STATED EXERCISE → Write out the data below exactly as given, without any of its pictures.

DATA EXTRACT →
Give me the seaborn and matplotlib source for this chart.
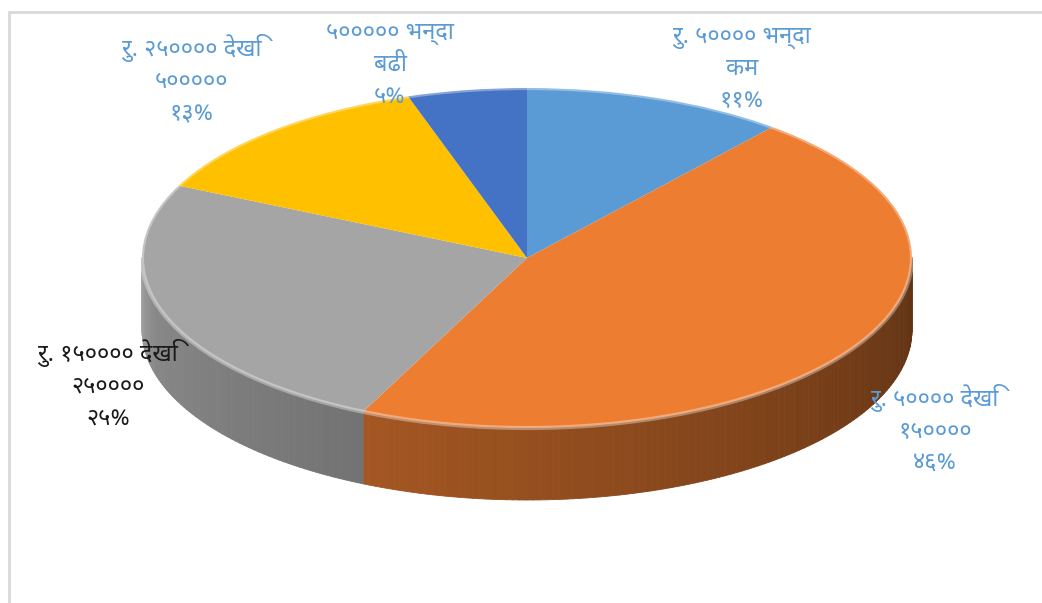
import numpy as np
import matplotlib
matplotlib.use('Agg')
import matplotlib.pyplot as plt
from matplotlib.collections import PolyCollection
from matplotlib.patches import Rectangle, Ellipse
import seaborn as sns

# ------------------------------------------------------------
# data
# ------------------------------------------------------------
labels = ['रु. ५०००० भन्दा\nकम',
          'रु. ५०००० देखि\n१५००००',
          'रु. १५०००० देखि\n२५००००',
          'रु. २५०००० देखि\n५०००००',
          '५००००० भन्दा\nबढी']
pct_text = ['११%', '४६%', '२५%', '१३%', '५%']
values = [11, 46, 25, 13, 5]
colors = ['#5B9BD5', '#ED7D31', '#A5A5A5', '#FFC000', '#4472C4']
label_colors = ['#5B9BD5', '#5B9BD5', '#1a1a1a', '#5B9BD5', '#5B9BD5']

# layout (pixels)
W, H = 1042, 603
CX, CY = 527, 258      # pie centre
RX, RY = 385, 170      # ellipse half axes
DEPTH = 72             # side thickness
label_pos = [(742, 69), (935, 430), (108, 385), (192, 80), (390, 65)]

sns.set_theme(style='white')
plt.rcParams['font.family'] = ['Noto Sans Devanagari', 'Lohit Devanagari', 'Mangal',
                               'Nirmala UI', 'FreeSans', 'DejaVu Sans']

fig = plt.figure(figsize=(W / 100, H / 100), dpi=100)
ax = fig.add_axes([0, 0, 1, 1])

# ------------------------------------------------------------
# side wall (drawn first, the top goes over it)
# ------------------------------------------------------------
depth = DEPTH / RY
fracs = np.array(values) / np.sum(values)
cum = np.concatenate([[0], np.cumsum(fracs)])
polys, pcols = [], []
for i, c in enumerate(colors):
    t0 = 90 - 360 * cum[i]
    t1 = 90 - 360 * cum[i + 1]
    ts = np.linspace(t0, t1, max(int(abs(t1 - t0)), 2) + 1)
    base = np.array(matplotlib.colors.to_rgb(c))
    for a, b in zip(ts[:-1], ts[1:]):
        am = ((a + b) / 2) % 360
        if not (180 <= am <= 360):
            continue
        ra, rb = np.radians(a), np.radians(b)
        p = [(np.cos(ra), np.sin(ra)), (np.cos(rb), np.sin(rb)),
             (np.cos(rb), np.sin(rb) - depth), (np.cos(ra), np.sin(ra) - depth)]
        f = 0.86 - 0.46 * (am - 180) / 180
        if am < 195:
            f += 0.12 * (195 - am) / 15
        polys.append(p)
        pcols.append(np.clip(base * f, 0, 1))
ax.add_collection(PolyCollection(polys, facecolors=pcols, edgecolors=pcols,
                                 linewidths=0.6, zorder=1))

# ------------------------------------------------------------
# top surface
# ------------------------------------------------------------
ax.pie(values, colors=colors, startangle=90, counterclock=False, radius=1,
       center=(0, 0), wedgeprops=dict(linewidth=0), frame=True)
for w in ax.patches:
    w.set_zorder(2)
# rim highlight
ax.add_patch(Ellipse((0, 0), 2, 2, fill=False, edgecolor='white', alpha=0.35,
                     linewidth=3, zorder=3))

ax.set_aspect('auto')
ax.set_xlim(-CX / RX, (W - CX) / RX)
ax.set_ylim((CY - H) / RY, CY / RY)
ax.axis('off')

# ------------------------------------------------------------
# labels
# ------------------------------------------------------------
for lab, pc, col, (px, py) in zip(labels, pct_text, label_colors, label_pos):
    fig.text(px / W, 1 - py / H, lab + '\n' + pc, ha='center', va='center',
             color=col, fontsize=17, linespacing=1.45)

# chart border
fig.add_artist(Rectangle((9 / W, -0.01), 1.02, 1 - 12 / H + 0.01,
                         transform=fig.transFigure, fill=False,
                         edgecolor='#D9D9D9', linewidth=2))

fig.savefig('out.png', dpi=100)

COMPLETE OUTPUT →
Give me the seaborn and matplotlib source for this chart.
import numpy as np
import matplotlib
matplotlib.use('Agg')
import matplotlib.pyplot as plt
from matplotlib.collections import PolyCollection
from matplotlib.patches import Rectangle, Ellipse
import seaborn as sns

# ------------------------------------------------------------
# data
# ------------------------------------------------------------
labels = ['रु. ५०००० भन्दा\nकम',
          'रु. ५०००० देखि\n१५००००',
          'रु. १५०००० देखि\n२५००००',
          'रु. २५०००० देखि\n५०००००',
          '५००००० भन्दा\nबढी']
pct_text = ['११%', '४६%', '२५%', '१३%', '५%']
values = [11, 46, 25, 13, 5]
colors = ['#5B9BD5', '#ED7D31', '#A5A5A5', '#FFC000', '#4472C4']
label_colors = ['#5B9BD5', '#5B9BD5', '#1a1a1a', '#5B9BD5', '#5B9BD5']

# layout (pixels)
W, H = 1042, 603
CX, CY = 527, 258      # pie centre
RX, RY = 385, 170      # ellipse half axes
DEPTH = 72             # side thickness
label_pos = [(742, 69), (935, 430), (108, 385), (192, 80), (390, 65)]

sns.set_theme(style='white')
plt.rcParams['font.family'] = ['Noto Sans Devanagari', 'Lohit Devanagari', 'Mangal',
                               'Nirmala UI', 'FreeSans', 'DejaVu Sans']

fig = plt.figure(figsize=(W / 100, H / 100), dpi=100)
ax = fig.add_axes([0, 0, 1, 1])

# ------------------------------------------------------------
# side wall (drawn first, the top goes over it)
# ------------------------------------------------------------
depth = DEPTH / RY
fracs = np.array(values) / np.sum(values)
cum = np.concatenate([[0], np.cumsum(fracs)])
polys, pcols = [], []
for i, c in enumerate(colors):
    t0 = 90 - 360 * cum[i]
    t1 = 90 - 360 * cum[i + 1]
    ts = np.linspace(t0, t1, max(int(abs(t1 - t0)), 2) + 1)
    base = np.array(matplotlib.colors.to_rgb(c))
    for a, b in zip(ts[:-1], ts[1:]):
        am = ((a + b) / 2) % 360
        if not (180 <= am <= 360):
            continue
        ra, rb = np.radians(a), np.radians(b)
        p = [(np.cos(ra), np.sin(ra)), (np.cos(rb), np.sin(rb)),
             (np.cos(rb), np.sin(rb) - depth), (np.cos(ra), np.sin(ra) - depth)]
        f = 0.86 - 0.46 * (am - 180) / 180
        if am < 195:
            f += 0.12 * (195 - am) / 15
        polys.append(p)
        pcols.append(np.clip(base * f, 0, 1))
ax.add_collection(PolyCollection(polys, facecolors=pcols, edgecolors=pcols,
                                 linewidths=0.6, zorder=1))

# ------------------------------------------------------------
# top surface
# ------------------------------------------------------------
ax.pie(values, colors=colors, startangle=90, counterclock=False, radius=1,
       center=(0, 0), wedgeprops=dict(linewidth=0), frame=True)
for w in ax.patches:
    w.set_zorder(2)
# rim highlight
ax.add_patch(Ellipse((0, 0), 2, 2, fill=False, edgecolor='white', alpha=0.35,
                     linewidth=3, zorder=3))

ax.set_aspect('auto')
ax.set_xlim(-CX / RX, (W - CX) / RX)
ax.set_ylim((CY - H) / RY, CY / RY)
ax.axis('off')

# ------------------------------------------------------------
# labels
# ------------------------------------------------------------
for lab, pc, col, (px, py) in zip(labels, pct_text, label_colors, label_pos):
    fig.text(px / W, 1 - py / H, lab + '\n' + pc, ha='center', va='center',
             color=col, fontsize=17, linespacing=1.45)

# chart border
fig.add_artist(Rectangle((9 / W, -0.01), 1.02, 1 - 12 / H + 0.01,
                         transform=fig.transFigure, fill=False,
                         edgecolor='#D9D9D9', linewidth=2))

fig.savefig('out.png', dpi=100)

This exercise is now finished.